* start *

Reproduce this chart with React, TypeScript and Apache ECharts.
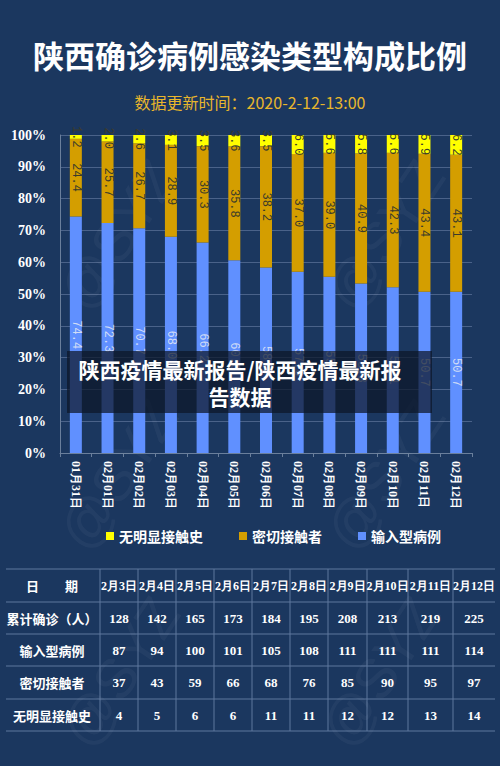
import React, { useEffect, useRef } from "react";
import * as echarts from "echarts";

const categories = ["01月31日", "02月01日", "02月02日", "02月03日", "02月04日", "02月05日", "02月06日", "02月07日", "02月08日", "02月09日", "02月10日", "02月11日", "02月12日"];
const importedPct = [74.4, 72.3, 70.7, 68.0, 66.2, 60.6, 58.3, 57.0, 55.4, 53.3, 52.1, 50.7, 50.7];
const contactPct = [24.4, 25.7, 26.7, 28.9, 30.3, 35.8, 38.2, 37.0, 39.0, 40.9, 42.3, 43.4, 43.1];
const unknownPct = [1.2, 2.0, 2.6, 3.1, 3.5, 3.6, 3.5, 6.0, 5.6, 5.8, 5.6, 5.9, 6.2];

const tableHeader = "日　　期";
const tableDates = ["2月3日", "2月4日", "2月5日", "2月6日", "2月7日", "2月8日", "2月9日", "2月10日", "2月11日", "2月12日"];
const rowLabels = ["累计确诊（人）", "输入型病例", "密切接触者", "无明显接触史"];
const totalCases = [128, 142, 165, 173, 184, 195, 208, 213, 219, 225];
const importedCases = [87, 94, 100, 101, 105, 108, 111, 111, 111, 114];
const contactCases = [37, 43, 59, 66, 68, 76, 85, 90, 95, 97];
const unknownCases = [4, 5, 6, 6, 11, 11, 12, 12, 13, 14];

const seriesNames = ["输入型病例", "密切接触者", "无明显接触史"];
const legendOrder = ["无明显接触史", "密切接触者", "输入型病例"];

const titleText = "陕西确诊病例感染类型构成比例";
const subtitleText = "数据更新时间：2020-2-12-13:00";
const overlayText = "陕西疫情最新报告/陕西疫情最新报\n告数据";
const watermarkText = "@SYZ";

// layout (not data)
const colEdges = [6, 100, 138, 176, 214, 252, 290, 328, 367, 408, 453, 495];
const rowEdges = [569, 602, 634, 666, 699, 731];
const watermarkSpots = [
  [118, 235], [385, 235], [118, 475], [385, 475], [120, 672], [380, 672],
];

const BG = "#1b375f";
const SERIF = "'Liberation Serif', 'DejaVu Serif', serif";
const MONO = "'Liberation Mono', 'DejaVu Sans Mono', monospace";
const CJK = "'Noto Sans CJK SC', 'Noto Sans', sans-serif";

export default function App() {
  const ref = useRef<HTMLDivElement>(null);
  useEffect(() => {
    document.body.style.margin = "0";
    if (!ref.current) return;
    const chart = echarts.init(ref.current, null, { renderer: "svg" });

    const graphics: any[] = [];
    watermarkSpots.forEach(([x, y]) => {
      graphics.push({
        type: "text",
        x,
        y,
        rotation: Math.PI / 3.2,
        z: 1,
        silent: true,
        style: {
          text: watermarkText,
          fill: "rgba(255,255,255,0.04)",
          font: "56px 'Liberation Sans', sans-serif",
          align: "center",
          verticalAlign: "middle",
        },
      });
    });
    rowEdges.forEach((y) => {
      graphics.push({
        type: "line",
        shape: { x1: colEdges[0], y1: y, x2: colEdges[colEdges.length - 1], y2: y },
        style: { stroke: "#5f789e", lineWidth: 1 },
      });
    });
    colEdges.slice(1, -1).forEach((x) => {
      graphics.push({
        type: "line",
        shape: { x1: x, y1: rowEdges[0], x2: x, y2: rowEdges[rowEdges.length - 1] },
        style: { stroke: "#5f789e", lineWidth: 1 },
      });
    });
    const cellText = (text: string, col: number, row: number, font: string) => {
      const cx = col === 0 ? 52 : (colEdges[col] + colEdges[col + 1]) / 2;
      const cy = (rowEdges[row] + rowEdges[row + 1]) / 2;
      graphics.push({
        type: "text",
        x: cx,
        y: cy,
        style: { text, fill: "#ffffff", font, align: "center", verticalAlign: "middle" },
      });
    };
    cellText(tableHeader, 0, 0, `bold 13px ${CJK}`);
    tableDates.forEach((d, i) => cellText(d, i + 1, 0, `bold 12px ${SERIF}`));
    const rows = [totalCases, importedCases, contactCases, unknownCases];
    rows.forEach((vals, r) => {
      cellText(rowLabels[r], 0, r + 1, `bold 13px ${CJK}`);
      vals.forEach((v, i) => cellText(String(v), i + 1, r + 1, `bold 13px ${SERIF}`));
    });
    graphics.push({
      type: "rect",
      z: 100,
      shape: { x: 67, y: 351, width: 365, height: 62 },
      style: { fill: "rgba(12,22,40,0.72)" },
    });
    graphics.push({
      type: "text",
      z: 101,
      x: 240,
      y: 382,
      style: {
        text: overlayText,
        fill: "#ffffff",
        font: `bold 21px ${CJK}`,
        align: "center",
        verticalAlign: "middle",
        lineHeight: 27,
      },
    });

    const labelFmt = (p: any) => Number(p.value).toFixed(1);
    const colors = ["#6090ff", "#d49e00", "#ffff00"];
    const labelColors = ["rgba(230,235,245,0.85)", "#3b3b2a", "#3b3b2a"];
    const seriesData = [importedPct, contactPct, unknownPct];

    chart.setOption({
      animation: false,
      backgroundColor: BG,
      title: [
        {
          text: titleText,
          left: "center",
          top: 34,
          textStyle: { color: "#ffffff", fontSize: 31, fontWeight: "bold", fontFamily: CJK },
        },
        {
          text: subtitleText,
          left: "center",
          top: 89,
          textStyle: { color: "#e8b62c", fontSize: 16, fontWeight: "normal", fontFamily: CJK },
        },
      ],
      legend: {
        data: legendOrder,
        top: 524,
        left: 101,
        icon: "rect",
        itemWidth: 8,
        itemHeight: 8,
        itemGap: 36,
        textStyle: { color: "#ffffff", fontSize: 14, fontWeight: "bold", fontFamily: CJK },
      },
      grid: { left: 60, right: 28, top: 135, bottom: 313, containLabel: false },
      xAxis: {
        type: "category",
        data: categories,
        axisLine: { show: true, lineStyle: { color: "#6a7f9c" } },
        axisTick: { show: true, length: 4, lineStyle: { color: "#6a7f9c" } },
        axisLabel: {
          interval: 0,
          rotate: -90,
          margin: 8,
          color: "#ffffff",
          fontWeight: "bold",
          fontFamily: SERIF,
          fontSize: 12,
        },
      },
      yAxis: {
        type: "value",
        min: 0,
        max: 100,
        interval: 10,
        axisLine: { show: true, lineStyle: { color: "#6a7f9c" } },
        axisTick: { show: false },
        splitLine: { lineStyle: { color: "#4a6289" } },
        axisLabel: {
          formatter: "{value}%",
          color: "#ffffff",
          fontWeight: "bold",
          fontFamily: SERIF,
          fontSize: 14,
          margin: 14,
        },
      },
      series: seriesNames.map((name, i) => ({
        name,
        type: "bar",
        stack: "total",
        barWidth: 12,
        data: seriesData[i],
        itemStyle: { color: colors[i] },
        label: {
          show: true,
          position: "inside",
          rotate: -90,
          formatter: labelFmt,
          color: labelColors[i],
          fontFamily: MONO,
          fontSize: 12,
        },
      })),
      graphic: graphics,
    });
    return () => chart.dispose();
  }, []);
  return <div ref={ref} style={{ width: 500, height: 766 }} />;
}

* end *

The task
How many of the lines above include the word "React"? Respond with the number alone.

The output
2